### Task brief
Determine the number of lines that have the string "this" in them, and give only that number.

### Stored rows
---
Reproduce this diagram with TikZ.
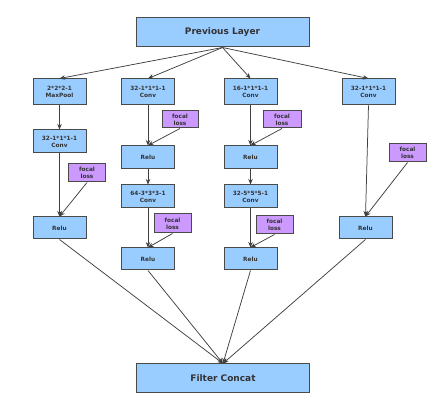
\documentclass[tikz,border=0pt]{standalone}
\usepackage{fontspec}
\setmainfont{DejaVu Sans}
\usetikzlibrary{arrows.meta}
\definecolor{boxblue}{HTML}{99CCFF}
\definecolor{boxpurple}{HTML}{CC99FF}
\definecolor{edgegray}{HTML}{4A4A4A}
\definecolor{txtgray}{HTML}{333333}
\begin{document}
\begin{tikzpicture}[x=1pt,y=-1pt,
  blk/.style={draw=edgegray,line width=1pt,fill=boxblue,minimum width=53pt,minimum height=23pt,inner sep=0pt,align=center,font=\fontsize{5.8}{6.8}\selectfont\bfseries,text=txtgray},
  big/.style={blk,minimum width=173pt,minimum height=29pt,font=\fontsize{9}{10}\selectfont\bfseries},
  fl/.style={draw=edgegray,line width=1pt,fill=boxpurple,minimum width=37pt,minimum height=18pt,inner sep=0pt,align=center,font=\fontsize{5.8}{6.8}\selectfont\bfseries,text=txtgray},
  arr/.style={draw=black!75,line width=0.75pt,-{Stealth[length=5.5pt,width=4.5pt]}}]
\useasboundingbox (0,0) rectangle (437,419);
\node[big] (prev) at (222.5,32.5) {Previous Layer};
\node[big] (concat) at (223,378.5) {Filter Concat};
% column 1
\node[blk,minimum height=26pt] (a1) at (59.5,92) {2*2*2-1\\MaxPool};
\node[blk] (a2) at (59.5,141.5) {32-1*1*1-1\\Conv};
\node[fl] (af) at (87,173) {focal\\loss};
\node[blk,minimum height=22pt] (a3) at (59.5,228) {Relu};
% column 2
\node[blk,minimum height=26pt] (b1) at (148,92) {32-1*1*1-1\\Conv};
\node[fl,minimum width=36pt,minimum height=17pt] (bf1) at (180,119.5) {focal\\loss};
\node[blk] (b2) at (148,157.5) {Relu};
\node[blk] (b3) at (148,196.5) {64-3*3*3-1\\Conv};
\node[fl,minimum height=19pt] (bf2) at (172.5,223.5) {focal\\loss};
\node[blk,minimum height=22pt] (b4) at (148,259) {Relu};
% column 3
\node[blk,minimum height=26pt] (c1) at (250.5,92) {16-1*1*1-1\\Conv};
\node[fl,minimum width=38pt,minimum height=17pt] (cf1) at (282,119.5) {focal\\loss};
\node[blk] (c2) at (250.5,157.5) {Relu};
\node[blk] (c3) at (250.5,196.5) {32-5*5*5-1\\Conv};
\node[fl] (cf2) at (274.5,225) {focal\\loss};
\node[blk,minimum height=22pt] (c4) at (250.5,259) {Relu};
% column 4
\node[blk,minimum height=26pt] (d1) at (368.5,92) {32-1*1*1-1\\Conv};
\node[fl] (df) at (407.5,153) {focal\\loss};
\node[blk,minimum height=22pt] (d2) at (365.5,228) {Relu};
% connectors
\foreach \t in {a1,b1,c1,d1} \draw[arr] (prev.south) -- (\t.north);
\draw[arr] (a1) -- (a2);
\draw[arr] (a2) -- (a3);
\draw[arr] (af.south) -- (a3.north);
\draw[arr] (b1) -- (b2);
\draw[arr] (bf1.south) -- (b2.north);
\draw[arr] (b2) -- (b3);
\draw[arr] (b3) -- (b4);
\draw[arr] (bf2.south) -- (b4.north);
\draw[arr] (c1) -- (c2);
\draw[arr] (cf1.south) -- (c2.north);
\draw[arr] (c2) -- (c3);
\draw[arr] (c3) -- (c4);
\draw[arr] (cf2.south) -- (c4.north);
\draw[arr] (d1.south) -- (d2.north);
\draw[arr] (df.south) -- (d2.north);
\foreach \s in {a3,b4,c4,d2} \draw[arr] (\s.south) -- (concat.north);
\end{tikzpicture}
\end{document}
---
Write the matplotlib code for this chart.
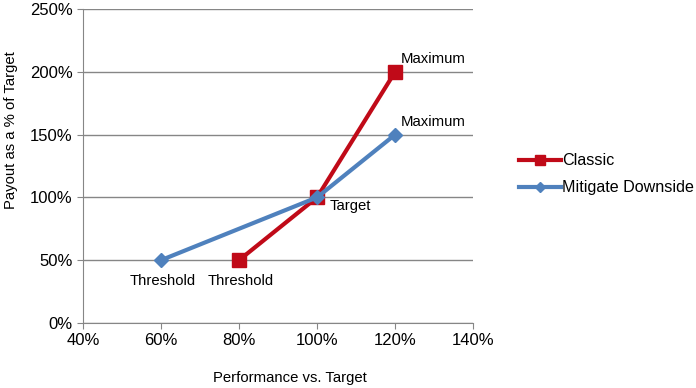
---
### Exercise output
2